Que l’on soit homme, chauve-souris, oiseau, poisson, escargot ou plante, nous avons tous élaboré des moyens de fuite pour échapper à nos prédateurs. Nous nous servons de nos jambes pour courir, de nos ailes pour voler, de nos nageoires, de notre coquille lorsque notre locomotion est trop lente et de nos épines lorsque nous sommes enracinés. Nous avons aussi imaginé des couleurs, des zébrures, des pigments pour nous camoufler. Cependant, face à des ennemis comme les virus, les bactéries ou les parasites, la fuite ou le camouflage sont inefficaces et, au cours de l’évolution, notre système immunitaire a adapté une réponse aux agressions par ces pathogènes. Bêtes, bestioles, plantes, créatures des airs, de l’eau et de la terre ont développé des stratégies diverses, mais non dépourvues d’analogies, en particulier dans leur fonctionnalité, pour se défendre contre les pathogènes. Dans une série d’articles illustrant quelques exemples au fil des prochains numéros de Médecine/Sciences, vous découvrirez l’odyssée du système immunitaire à travers les espèces (→).Cette série fait écho au cours « Les systèmes immunitaires dans l’évolution des espèces » donné en 2008 au Collège de France par le Professeur Philippe Kourilsky (Chaire d’Immunologie Moléculaire)1,. Ce cours s’est achevé le 8 avril 2008 par un colloque, « l’Arche de Noé du système immunitaire », organisé par Dominique Buzoni-Gatel (Inra) et Philippe Kourilsky, et auquel ont participé les auteurs de cette série2.

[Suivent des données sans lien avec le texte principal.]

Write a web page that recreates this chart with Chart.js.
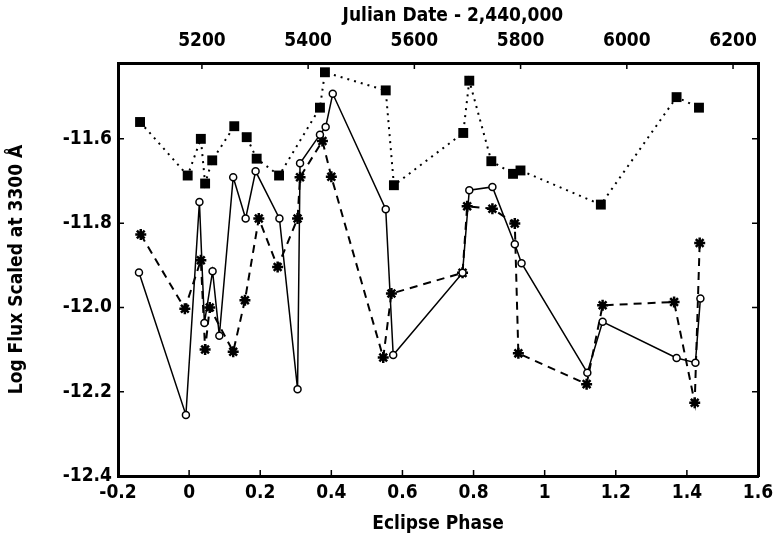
<!DOCTYPE html>
<html lang="en">
<head>
  <meta charset="UTF-8">
  <title>Log Flux vs Eclipse Phase</title>
  <script src="https://cdn.jsdelivr.net/npm/chart.js"></script>
  <style>
    body { margin: 0; background: #fff; }
    canvas { display: block; }
  </style>
</head>
<body>

<canvas id="chart" width="780" height="539"></canvas>

<script>
// filled squares (dotted line)
const squarePhase = [-0.138, -0.004, 0.033, 0.045, 0.065, 0.127, 0.162, 0.19, 0.253, 0.368, 0.382,
  0.553, 0.576, 0.771, 0.788, 0.85, 0.911, 0.932, 1.158, 1.371, 1.434];
const squareFlux = [-11.56, -11.687, -11.60, -11.706, -11.651, -11.57, -11.596, -11.647, -11.687, -11.526, -11.442,
  -11.485, -11.71, -11.586, -11.462, -11.653, -11.683, -11.675, -11.756, -11.501, -11.526];

// open circles (solid line)
const circlePhase = [-0.141, -0.009, 0.029, 0.043, 0.066, 0.085, 0.124, 0.159, 0.187, 0.254, 0.305, 0.312,
  0.368, 0.384, 0.404, 0.553, 0.574, 0.769, 0.788, 0.853, 0.916, 0.935, 1.12, 1.163, 1.371, 1.424, 1.438];
const circleFlux = [-11.917, -12.255, -11.75, -12.037, -11.914, -12.067, -11.691, -11.789, -11.677, -11.789, -12.194, -11.658,
  -11.59, -11.572, -11.493, -11.767, -12.113, -11.918, -11.722, -11.714, -11.85, -11.895, -12.155, -12.034, -12.12, -12.131, -11.979];

// asterisks (dashed line)
const starPhase = [-0.136, -0.012, 0.033, 0.045, 0.058, 0.124, 0.157, 0.196, 0.249, 0.305, 0.312, 0.375, 0.40,
  0.546, 0.569, 0.769, 0.782, 0.853, 0.916, 0.926, 1.118, 1.163, 1.364, 1.422, 1.436];
const starFlux = [-11.827, -12.003, -11.888, -12.10, -12.0, -12.105, -11.983, -11.789, -11.904, -11.789, -11.691, -11.605, -11.69,
  -12.119, -11.967, -11.918, -11.76, -11.766, -11.801, -12.109, -12.182, -11.995, -11.987, -12.226, -11.847];

const phaseTicks = [-0.2, 0, 0.2, 0.4, 0.6, 0.8, 1, 1.2, 1.4, 1.6];
const jdTicks = [5200, 5400, 5600, 5800, 6000, 6200];
const fluxTicks = [-12.4, -12.2, -12.0, -11.8, -11.6];

const toPoints = (xs, ys) => xs.map((x, i) => ({ x: x, y: ys[i] }));
const family = '"DejaVu Sans Condensed", "DejaVu Sans", sans-serif';
const tickFont = { family: family, size: 19, weight: 'bold' };
const titleFont = { family: family, size: 19, weight: 'bold' };

// short tick marks pointing into the plot, on all four sides
const inwardTicks = {
  id: 'inwardTicks',
  afterDraw(chart) {
    const { ctx, chartArea: a, scales } = chart;
    const len = 6;
    ctx.save();
    ctx.strokeStyle = '#000';
    ctx.lineWidth = 1.5;
    ctx.beginPath();
    scales.x.ticks.forEach(t => {
      const px = scales.x.getPixelForValue(t.value);
      ctx.moveTo(px, a.bottom); ctx.lineTo(px, a.bottom - len);
    });
    scales.x2.ticks.forEach(t => {
      const px = scales.x2.getPixelForValue(t.value);
      ctx.moveTo(px, a.top); ctx.lineTo(px, a.top + len);
    });
    scales.y.ticks.forEach(t => {
      const py = scales.y.getPixelForValue(t.value);
      ctx.moveTo(a.left, py); ctx.lineTo(a.left + len, py);
      ctx.moveTo(a.right, py); ctx.lineTo(a.right - len, py);
    });
    ctx.stroke();
    ctx.restore();
  }
};

const frame = { display: true, width: 3, color: '#000' };
const noGrid = { drawOnChartArea: false, drawTicks: false };

new Chart(document.getElementById('chart').getContext('2d'), {
  type: 'line',
  data: {
    datasets: [
      {
        label: 'squares', data: toPoints(squarePhase, squareFlux),
        borderColor: '#000', borderWidth: 2, borderDash: [2, 5],
        pointStyle: 'rect', pointRadius: 7, pointBackgroundColor: '#000', pointBorderColor: '#000', pointBorderWidth: 0,
        xAxisID: 'x', yAxisID: 'y'
      },
      {
        label: 'circles', data: toPoints(circlePhase, circleFlux),
        borderColor: '#000', borderWidth: 1.5,
        pointStyle: 'circle', pointRadius: 3.5, pointBackgroundColor: '#fff', pointBorderColor: '#000', pointBorderWidth: 1.5,
        xAxisID: 'x', yAxisID: 'y'
      },
      {
        label: 'asterisks', data: toPoints(starPhase, starFlux),
        borderColor: '#000', borderWidth: 2, borderDash: [8, 6],
        pointStyle: 'star', pointRadius: 5.5, pointBackgroundColor: '#000', pointBorderColor: '#000', pointBorderWidth: 2.5,
        xAxisID: 'x', yAxisID: 'y'
      }
    ]
  },
  options: {
    responsive: false,
    animation: false,
    layout: { padding: { right: 22 } },
    plugins: { legend: { display: false }, tooltip: { enabled: false } },
    scales: {
      x: {
        type: 'linear', position: 'bottom', min: -0.2, max: 1.6,
        afterBuildTicks: s => { s.ticks = phaseTicks.map(v => ({ value: v })); },
        afterFit: s => { s.height = 63; },
        ticks: { color: '#000', font: tickFont, padding: 6, maxRotation: 0, autoSkip: false, callback: v => String(v) },
        grid: noGrid, border: frame,
        title: { display: true, text: 'Eclipse Phase', color: '#000', font: titleFont, padding: { top: 0, bottom: 4 } }
      },
      x2: {
        type: 'linear', position: 'top', min: 5042, max: 6247,
        afterBuildTicks: s => { s.ticks = jdTicks.map(v => ({ value: v })); },
        afterFit: s => { s.height = 63; },
        ticks: { color: '#000', font: tickFont, padding: 11, maxRotation: 0, autoSkip: false, callback: v => String(v) },
        grid: noGrid, border: frame,
        title: { display: true, text: '     Julian Date - 2,440,000', color: '#000', font: titleFont, padding: { top: 5, bottom: 0 } }
      },
      y: {
        type: 'linear', position: 'left', min: -12.4, max: -11.42,
        afterBuildTicks: s => { s.ticks = fluxTicks.map(v => ({ value: v })); },
        afterFit: s => { s.width = 118; },
        ticks: { color: '#000', font: tickFont, padding: 6, autoSkip: false, callback: v => v.toFixed(1) },
        grid: noGrid, border: frame,
        title: { display: true, text: 'Log Flux Scaled at 3300 Å', color: '#000', font: titleFont, padding: { top: 6, bottom: 0 } }
      },
      y2: {
        type: 'linear', position: 'right', min: -12.4, max: -11.42,
        afterFit: s => { s.width = 0; },
        ticks: { display: false },
        grid: noGrid, border: frame
      }
    }
  },
  plugins: [inwardTicks]
});
</script>

</body>
</html>
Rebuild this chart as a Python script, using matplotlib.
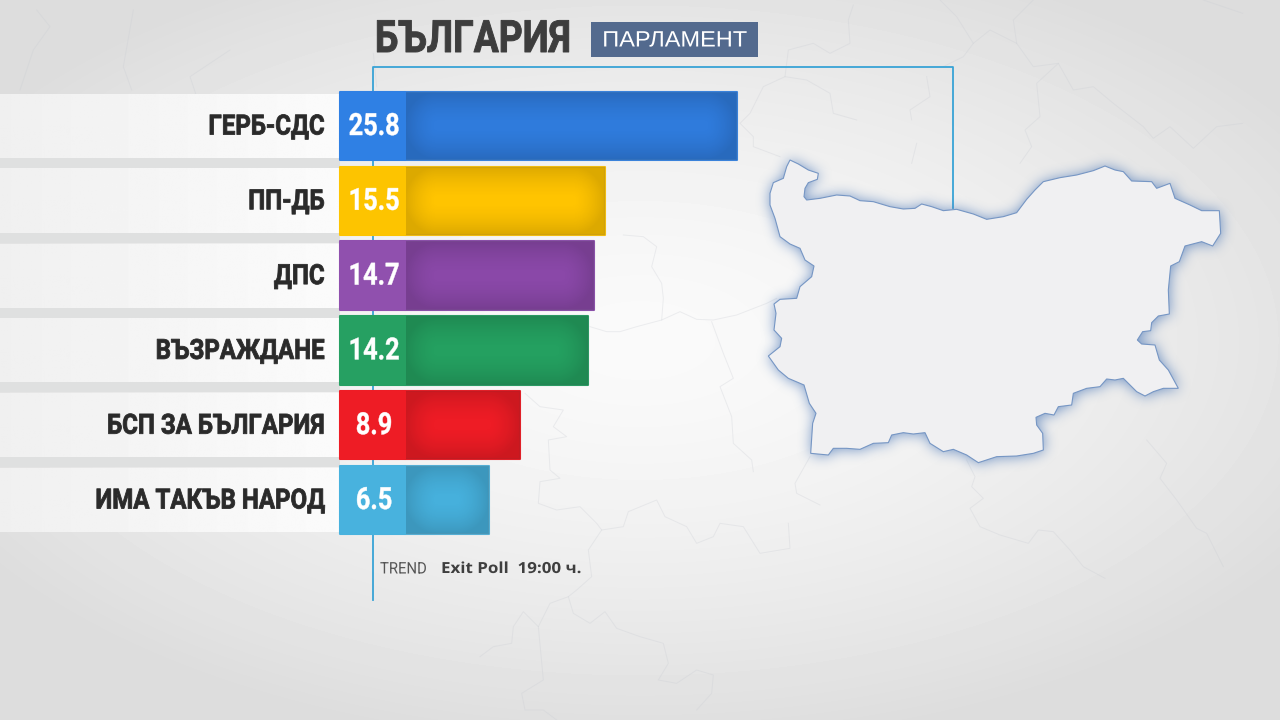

(→) Voir l’article de Louis Du Pasquier, page 273 de ce numéro
Probablement sous la pression d’agents infectieux et peut-être d’autres facteurs environnementaux, le système immunitaire a évolué pour conférer aux différentes espèces les meilleures chances de survie. Il a dû s’adapter pour éliminer rapidement et efficacement le danger. Pour cela, il se doit d’être divers et flexible, régulé, économe en énergie et de ne pas réagir aux antigènes du soi.
Cette série d’articles propose plus une analyse transversale du système immunitaire entre différentes espèces pour repérer les similitudes et les différences qu’une analyse des mécanismes de l’évolution. Quelques données d’analyse verticale descendante des mammifères aux plantes décriront les divers systèmes.
Nous verrons les analogies fonctionnelles qui cachent cependant une mosaïque d’éléments structurels de l’immunité innée chez les vertébrés et les invertébrés. L’immunité innée est décrite comme la première ligne de défense contre les agents infectieux ; elle fait intervenir des molécules et des cellules qui détectent leur présence, propagent l’information, déclenchent les mécanismes défensifs et régulent l’ampleur et la durée de la réponse. Nous verrons l’émergence de l’immunité adaptative qui n’est peut-être pas la seule à faire preuve de mémoire ; la frontière entre immunité adaptative spécifique et immunité innée n’est peut-être pas une question triviale, bien que l’immunité adaptative puisse apparaître, grâce à sa cohésion, comme la solution évolutive dominante.
Ces articles sont une approche de l’évolution de l’immunité qui ouvre notre esprit à sa complexité, une appréhension de la biodiversité et un regard non anthropocentré pour progresser dans les grandes questions non résolues de l’immunologie.